Job
All pictures are to be skipped; retype only the lines from the top of the entries through the line with "import plotly.graph_objects as go", both included.

(Entries with chart source code)
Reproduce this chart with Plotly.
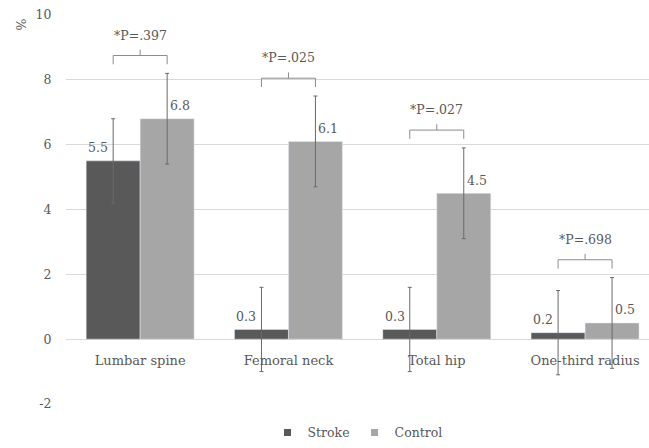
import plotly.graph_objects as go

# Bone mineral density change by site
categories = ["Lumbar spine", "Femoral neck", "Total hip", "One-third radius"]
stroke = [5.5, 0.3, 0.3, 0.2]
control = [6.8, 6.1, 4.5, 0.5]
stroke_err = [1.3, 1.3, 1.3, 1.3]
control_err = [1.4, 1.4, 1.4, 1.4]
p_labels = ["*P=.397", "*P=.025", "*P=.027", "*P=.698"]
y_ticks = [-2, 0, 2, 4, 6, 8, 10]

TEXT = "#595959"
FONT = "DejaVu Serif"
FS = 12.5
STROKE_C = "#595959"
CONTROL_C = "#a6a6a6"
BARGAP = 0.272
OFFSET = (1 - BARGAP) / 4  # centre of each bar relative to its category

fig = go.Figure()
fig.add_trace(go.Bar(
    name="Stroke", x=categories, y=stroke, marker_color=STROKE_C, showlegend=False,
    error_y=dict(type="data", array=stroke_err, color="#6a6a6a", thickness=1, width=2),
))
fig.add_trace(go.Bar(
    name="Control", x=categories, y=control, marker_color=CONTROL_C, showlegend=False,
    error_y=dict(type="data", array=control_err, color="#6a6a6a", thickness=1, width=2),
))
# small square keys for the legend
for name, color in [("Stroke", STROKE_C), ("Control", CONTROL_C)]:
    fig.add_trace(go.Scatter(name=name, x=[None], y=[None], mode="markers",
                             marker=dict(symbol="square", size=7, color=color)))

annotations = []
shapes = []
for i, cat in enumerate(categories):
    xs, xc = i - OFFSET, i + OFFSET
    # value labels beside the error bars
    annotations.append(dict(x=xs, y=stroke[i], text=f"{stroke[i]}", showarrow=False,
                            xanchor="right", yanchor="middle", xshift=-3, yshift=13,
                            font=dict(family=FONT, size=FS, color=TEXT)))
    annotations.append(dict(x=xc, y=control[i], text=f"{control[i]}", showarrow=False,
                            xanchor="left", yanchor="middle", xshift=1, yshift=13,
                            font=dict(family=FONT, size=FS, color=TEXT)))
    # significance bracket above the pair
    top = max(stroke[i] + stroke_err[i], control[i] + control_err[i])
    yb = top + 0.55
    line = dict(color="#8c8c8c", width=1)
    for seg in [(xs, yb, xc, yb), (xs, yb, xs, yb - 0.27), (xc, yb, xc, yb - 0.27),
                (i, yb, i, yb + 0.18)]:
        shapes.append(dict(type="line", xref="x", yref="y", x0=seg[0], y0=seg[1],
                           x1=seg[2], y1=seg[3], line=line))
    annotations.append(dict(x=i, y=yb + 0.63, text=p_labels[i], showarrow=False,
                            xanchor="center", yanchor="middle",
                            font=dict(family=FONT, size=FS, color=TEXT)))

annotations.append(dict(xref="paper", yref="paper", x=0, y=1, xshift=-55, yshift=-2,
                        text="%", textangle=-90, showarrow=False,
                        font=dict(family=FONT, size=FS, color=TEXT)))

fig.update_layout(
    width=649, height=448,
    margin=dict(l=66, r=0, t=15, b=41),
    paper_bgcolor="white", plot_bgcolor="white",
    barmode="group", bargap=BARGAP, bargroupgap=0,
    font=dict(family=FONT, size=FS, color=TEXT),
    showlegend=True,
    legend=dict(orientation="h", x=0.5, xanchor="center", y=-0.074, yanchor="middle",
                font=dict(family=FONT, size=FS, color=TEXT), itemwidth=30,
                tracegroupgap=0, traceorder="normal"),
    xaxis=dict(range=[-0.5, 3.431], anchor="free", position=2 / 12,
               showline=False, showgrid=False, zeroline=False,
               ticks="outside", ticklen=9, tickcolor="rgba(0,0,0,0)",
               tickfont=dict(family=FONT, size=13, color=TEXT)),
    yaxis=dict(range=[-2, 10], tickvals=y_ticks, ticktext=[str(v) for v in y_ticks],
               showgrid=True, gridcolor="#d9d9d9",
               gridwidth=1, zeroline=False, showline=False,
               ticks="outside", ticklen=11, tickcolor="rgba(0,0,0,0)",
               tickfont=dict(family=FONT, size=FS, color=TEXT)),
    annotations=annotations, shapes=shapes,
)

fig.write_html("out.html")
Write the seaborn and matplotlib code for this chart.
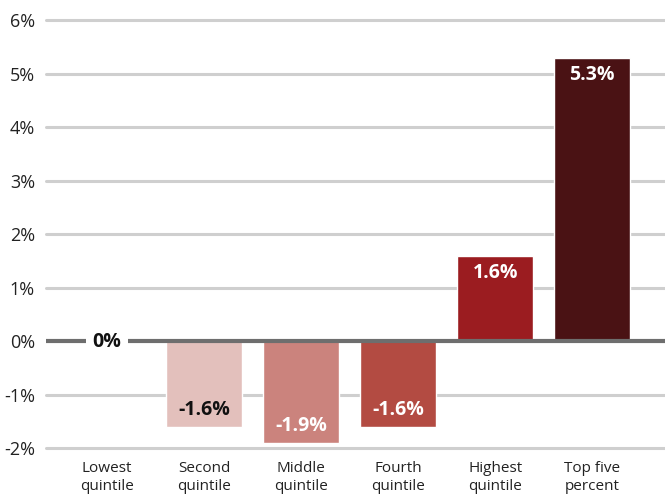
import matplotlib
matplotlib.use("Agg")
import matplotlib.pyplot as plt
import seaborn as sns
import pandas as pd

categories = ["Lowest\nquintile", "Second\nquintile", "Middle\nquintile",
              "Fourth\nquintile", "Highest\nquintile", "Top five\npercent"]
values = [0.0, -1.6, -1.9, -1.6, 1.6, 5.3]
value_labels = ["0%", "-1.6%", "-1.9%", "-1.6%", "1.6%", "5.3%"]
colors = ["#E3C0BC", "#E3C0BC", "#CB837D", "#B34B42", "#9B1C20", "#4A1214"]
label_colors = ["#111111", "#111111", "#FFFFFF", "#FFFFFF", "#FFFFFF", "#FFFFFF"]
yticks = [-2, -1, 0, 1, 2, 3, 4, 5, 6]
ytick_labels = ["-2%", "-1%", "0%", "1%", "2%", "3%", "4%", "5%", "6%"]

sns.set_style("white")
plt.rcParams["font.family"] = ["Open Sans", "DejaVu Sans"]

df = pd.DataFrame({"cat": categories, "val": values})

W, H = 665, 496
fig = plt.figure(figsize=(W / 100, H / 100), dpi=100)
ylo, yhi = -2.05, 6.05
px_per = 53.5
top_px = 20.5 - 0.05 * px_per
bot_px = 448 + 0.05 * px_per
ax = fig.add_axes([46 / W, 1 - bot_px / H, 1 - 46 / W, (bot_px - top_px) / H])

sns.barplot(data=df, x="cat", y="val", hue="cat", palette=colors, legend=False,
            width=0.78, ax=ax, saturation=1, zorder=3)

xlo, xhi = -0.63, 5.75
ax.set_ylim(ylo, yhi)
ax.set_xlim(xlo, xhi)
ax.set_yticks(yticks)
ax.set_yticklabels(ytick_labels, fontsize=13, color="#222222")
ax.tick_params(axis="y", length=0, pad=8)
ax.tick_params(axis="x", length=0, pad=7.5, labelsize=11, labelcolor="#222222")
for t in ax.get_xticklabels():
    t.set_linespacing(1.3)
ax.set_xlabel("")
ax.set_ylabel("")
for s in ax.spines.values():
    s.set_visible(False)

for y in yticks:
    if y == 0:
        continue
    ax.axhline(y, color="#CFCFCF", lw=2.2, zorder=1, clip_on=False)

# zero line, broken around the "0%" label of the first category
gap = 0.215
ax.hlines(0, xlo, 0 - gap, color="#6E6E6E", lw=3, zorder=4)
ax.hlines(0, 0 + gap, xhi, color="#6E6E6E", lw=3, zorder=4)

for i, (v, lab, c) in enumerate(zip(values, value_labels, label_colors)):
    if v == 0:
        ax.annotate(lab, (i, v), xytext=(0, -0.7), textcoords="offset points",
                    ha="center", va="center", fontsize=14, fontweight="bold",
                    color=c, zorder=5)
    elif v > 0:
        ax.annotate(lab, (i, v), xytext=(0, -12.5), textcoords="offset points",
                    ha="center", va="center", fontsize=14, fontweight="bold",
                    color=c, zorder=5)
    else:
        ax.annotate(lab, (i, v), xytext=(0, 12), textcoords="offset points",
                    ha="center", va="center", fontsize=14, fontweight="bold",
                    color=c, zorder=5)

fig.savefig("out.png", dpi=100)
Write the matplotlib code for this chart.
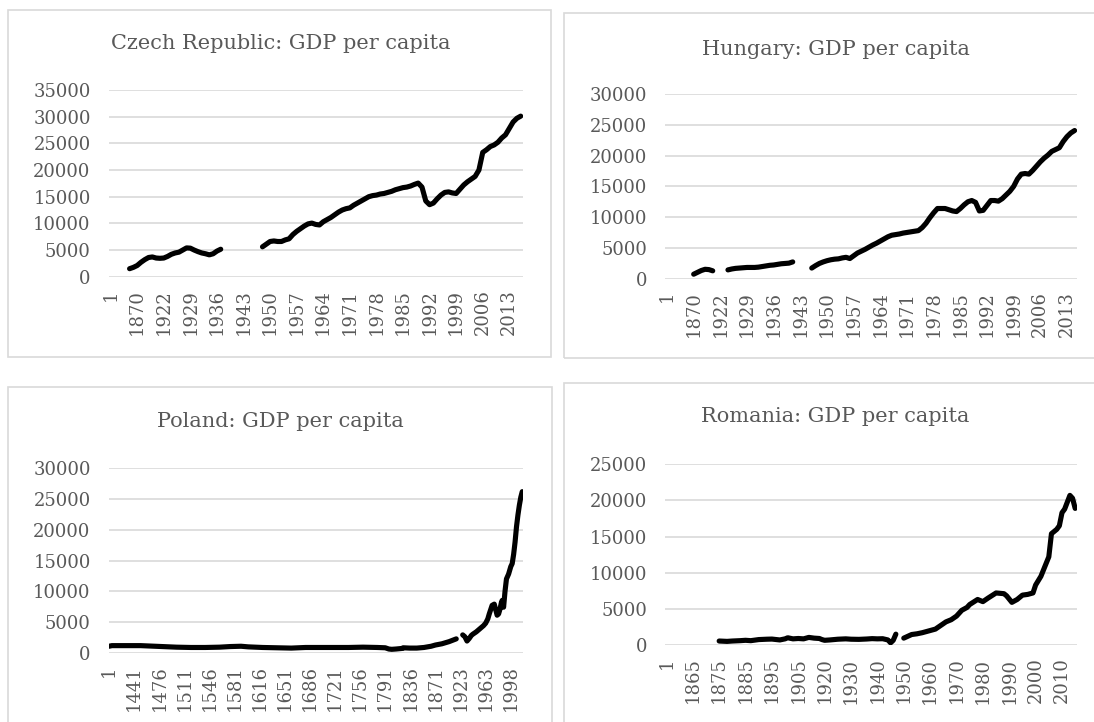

Completed exercise
Reproduce this chart with Plotly.
import plotly.graph_objects as go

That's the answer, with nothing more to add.